ダッカにて(6)
1993年6月30日
今朝、ここ(Aさんのマンション)にナップサックを背負った少年がやってきた。どうやらこの少年、家々を個別にまわって、お酒を売る商売をしているらしい。飲酒はイスラムでは禁じられている。それでも、やはり飲む人は飲むのだろう。こうやって、ちゃんと流通している。そういえば、ホームパーティーも、ほとんどがアルコールありだ。
1993年7月1日
いよいよインドにむけて出発する。アブル(ここの使用人の男の子)に、お駄賃としていくらかあげた。彼は別にありがとうとも何とも言わなかったが、それでも何となく、それらしき雰囲気が全身から出ていた。こういう物言わぬ存在との別れが一番つらい。彼のご主人とちがって、私は彼に対して友好的だったし、彼も、私に対して比較的心を開いていたと思うので。

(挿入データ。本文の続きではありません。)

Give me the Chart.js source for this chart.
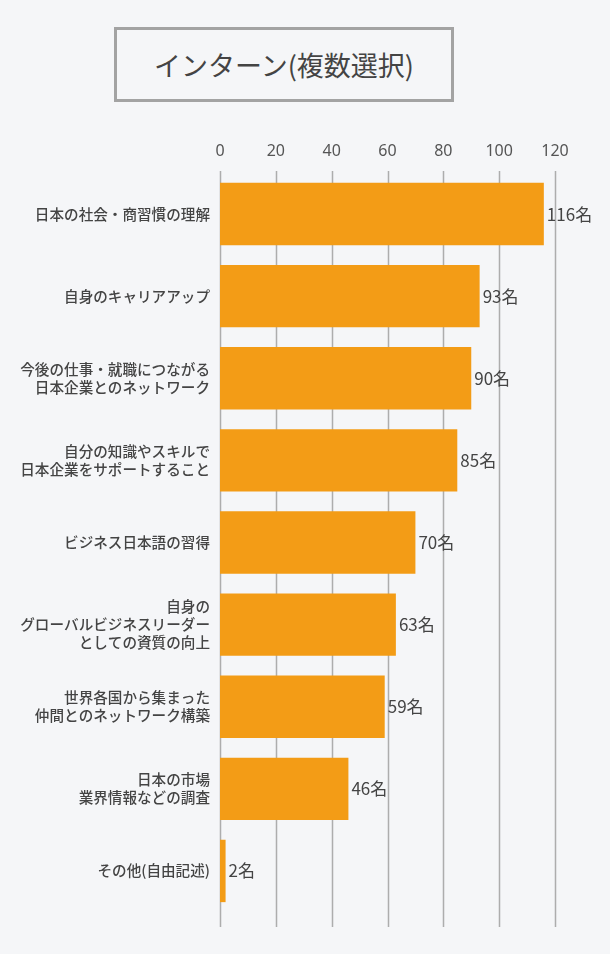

ここの人たちは、いつも私に、使用人は彼らにとって家族の一員みたいなものだと言っているけれど、でも、本当にそう思うのだったら、この幼い使用人たちをせめて学校に行かせてあげればいいのに、と思う。アブルはわずか10歳。教育を必要としているし、だいいち、友達だって欲しいだろうに。この子は、おそらくお祈りの仕方さえ知らない。だれが家族の一員をこんなふうに扱えるだろう?